Doing without relative, coordinate and subordinate clauses?
From: | Jeff Rollin <jeff.rollin@...> |
Date: | Saturday, June 30, 2007, 15:44 |
Hi all
I've been trying to get back into conlanging. I was inspired by John
Crowe's "Deciphering Conlangs" thread into trying to compose a little text in
my conlang Vn for the members to decipher, when I realized that although I
wanted to do without relative, coordinate and subordinate clauses, and use
participles and the like instead, I had no idea how to go about it.

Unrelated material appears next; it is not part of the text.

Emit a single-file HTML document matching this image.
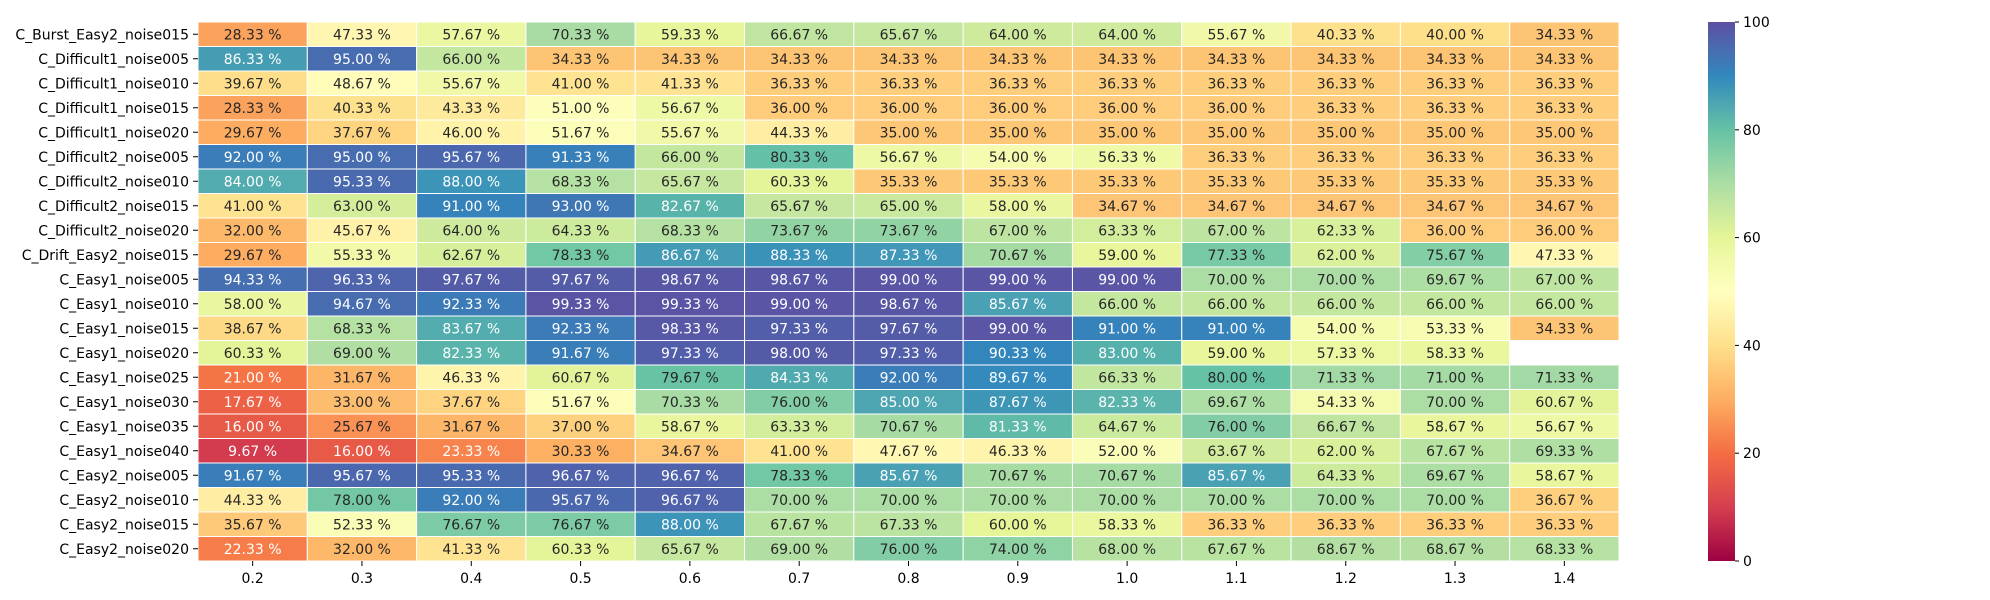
<!DOCTYPE html>
<html><head><meta charset="utf-8"><style>
body{margin:0;background:#fff;}
svg{display:block;font-family:"DejaVu Sans","Liberation Sans",sans-serif;}
</style></head><body>
<svg id="chart" width="1990" height="600"></svg>
<script>
const rowLabels=["C_Burst_Easy2_noise015","C_Difficult1_noise005","C_Difficult1_noise010","C_Difficult1_noise015","C_Difficult1_noise020","C_Difficult2_noise005","C_Difficult2_noise010","C_Difficult2_noise015","C_Difficult2_noise020","C_Drift_Easy2_noise015","C_Easy1_noise005","C_Easy1_noise010","C_Easy1_noise015","C_Easy1_noise020","C_Easy1_noise025","C_Easy1_noise030","C_Easy1_noise035","C_Easy1_noise040","C_Easy2_noise005","C_Easy2_noise010","C_Easy2_noise015","C_Easy2_noise020"];
const colLabels=["0.2","0.3","0.4","0.5","0.6","0.7","0.8","0.9","1.0","1.1","1.2","1.3","1.4"];
const values=[
[28.33,47.33,57.67,70.33,59.33,66.67,65.67,64.00,64.00,55.67,40.33,40.00,34.33],
[86.33,95.00,66.00,34.33,34.33,34.33,34.33,34.33,34.33,34.33,34.33,34.33,34.33],
[39.67,48.67,55.67,41.00,41.33,36.33,36.33,36.33,36.33,36.33,36.33,36.33,36.33],
[28.33,40.33,43.33,51.00,56.67,36.00,36.00,36.00,36.00,36.00,36.33,36.33,36.33],
[29.67,37.67,46.00,51.67,55.67,44.33,35.00,35.00,35.00,35.00,35.00,35.00,35.00],
[92.00,95.00,95.67,91.33,66.00,80.33,56.67,54.00,56.33,36.33,36.33,36.33,36.33],
[84.00,95.33,88.00,68.33,65.67,60.33,35.33,35.33,35.33,35.33,35.33,35.33,35.33],
[41.00,63.00,91.00,93.00,82.67,65.67,65.00,58.00,34.67,34.67,34.67,34.67,34.67],
[32.00,45.67,64.00,64.33,68.33,73.67,73.67,67.00,63.33,67.00,62.33,36.00,36.00],
[29.67,55.33,62.67,78.33,86.67,88.33,87.33,70.67,59.00,77.33,62.00,75.67,47.33],
[94.33,96.33,97.67,97.67,98.67,98.67,99.00,99.00,99.00,70.00,70.00,69.67,67.00],
[58.00,94.67,92.33,99.33,99.33,99.00,98.67,85.67,66.00,66.00,66.00,66.00,66.00],
[38.67,68.33,83.67,92.33,98.33,97.33,97.67,99.00,91.00,91.00,54.00,53.33,34.33],
[60.33,69.00,82.33,91.67,97.33,98.00,97.33,90.33,83.00,59.00,57.33,58.33,null],
[21.00,31.67,46.33,60.67,79.67,84.33,92.00,89.67,66.33,80.00,71.33,71.00,71.33],
[17.67,33.00,37.67,51.67,70.33,76.00,85.00,87.67,82.33,69.67,54.33,70.00,60.67],
[16.00,25.67,31.67,37.00,58.67,63.33,70.67,81.33,64.67,76.00,66.67,58.67,56.67],
[9.67,16.00,23.33,30.33,34.67,41.00,47.67,46.33,52.00,63.67,62.00,67.67,69.33],
[91.67,95.67,95.33,96.67,96.67,78.33,85.67,70.67,70.67,85.67,64.33,69.67,58.67],
[44.33,78.00,92.00,95.67,96.67,70.00,70.00,70.00,70.00,70.00,70.00,70.00,36.67],
[35.67,52.33,76.67,76.67,88.00,67.67,67.33,60.00,58.33,36.33,36.33,36.33,36.33],
[22.33,32.00,41.33,60.33,65.67,69.00,76.00,74.00,68.00,67.67,68.67,68.67,68.33]];
const cbTicks=[0,20,40,60,80,100];

const stops=["#9e0142","#d53e4f","#f46d43","#fdae61","#fee08b","#ffffbf","#e6f598","#abdda4","#66c2a5","#3288bd","#5e4fa2"].map(h=>[1,3,5].map(i=>parseInt(h.substr(i,2),16)));
function cmap(v){let t=Math.max(0,Math.min(1,v/100))*10;let i=Math.min(9,Math.floor(t));let f=t-i;return stops[i].map((c,k)=>Math.round(c+(stops[i+1][k]-c)*f));}
function lum(c){const l=c.map(x=>{x/=255;return x<=0.03928?x/12.92:Math.pow((x+0.055)/1.055,2.4)});return 0.2126*l[0]+0.7152*l[1]+0.0722*l[2];}
const NS="http://www.w3.org/2000/svg";
const svg=document.getElementById('chart');
function el(t,a,p){const e=document.createElementNS(NS,t);for(const k in a)e.setAttribute(k,a[k]);(p||svg).appendChild(e);return e;}
const X0=198,X1=1619,Y0=22,Y1=561;
const cw=(X1-X0)/colLabels.length,ch=(Y1-Y0)/rowLabels.length;
const xs=j=>X0+j*cw, ys=i=>Y0+i*ch;
const g=el('g',{});


values.forEach((row,i)=>row.forEach((v,j)=>{
  if(v===null)return;
  const c=cmap(v);
  const r=el('rect',{x:xs(j),y:ys(i),width:cw,height:ch,fill:`rgb(${c})`,stroke:'#fff','stroke-width':1},g);
  
  
  const t=el('text',{x:xs(j)+cw/2,y:ys(i)+ch/2+5,'text-anchor':'middle','font-size':14,fill:lum(c)>0.408?'#262626':'#ffffff'},g);
  
  
  t.textContent=v.toFixed(2)+' %';
}));
rowLabels.forEach((l,i)=>{
  const y=ys(i)+ch/2;
  el('line',{x1:X0-5,x2:X0,y1:y,y2:y,stroke:'#000','stroke-width':1});
  const t=el('text',{x:X0-9,y:y+5,'text-anchor':'end','font-size':14,fill:'#000'});
  
  
  t.textContent=l;
});
colLabels.forEach((l,j)=>{
  const x=xs(j)+cw/2;
  el('line',{x1:x,x2:x,y1:Y1,y2:Y1+5,stroke:'#000','stroke-width':1});
  const t=el('text',{x:x,y:Y1+22,'text-anchor':'middle','font-size':14,fill:'#000'});
  
  
  t.textContent=l;
});
const CX=1708,CW=27;
const defs=el('defs',{});
const lg=el('linearGradient',{id:'cbg',x1:0,y1:1,x2:0,y2:0},defs);
for(let k=0;k<=20;k++){const c=cmap(k*5);el('stop',{offset:k/20,'stop-color':`rgb(${c})`},lg);}
const cb=el('rect',{x:CX,y:Y0,width:CW,height:Y1-Y0,fill:'url(#cbg)'});


cbTicks.forEach(v=>{
  const y=Y1-(v/100)*(Y1-Y0);
  el('line',{x1:CX+CW,x2:CX+CW+4,y1:y,y2:y,stroke:'#000'});
  const t=el('text',{x:CX+CW+8,y:y+5,'font-size':14,fill:'#000'});
  
  
  t.textContent=v;
});
</script>
</body></html>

Using pseudo-English as a metalanguage, I got as far as abolishing relative
clauses, e.g. instead of:
"I saw the man who owns an Audi and lives on our street in the Post Office
today"
you would say:
"I saw the Audi-owning-CONN living-on-our-street-CONN man in the Post Office
today"
where -CONN marks a connecting particle attached to each of the phrases which
in English would be joined by "and";
But I'm having trouble working out what I would need in place of finite verbs
(and/or conjunctions) in examples such as:
"I'll always remember the tension in her voice //when she spoke of her late
father/as the train pulled out of the station and receded into the distance//
Or:
"Before I can get it for you, you need to find out how much it is and give me
the money, please."
Does your conlang do this? How do you do it? Are there natlangs which do this?
I'd appreciate any pointers.
TIA
Jeff
--
"Please understand that there are small
European principalities devoted to debating
Tcl vs. Perl as a tourist attraction."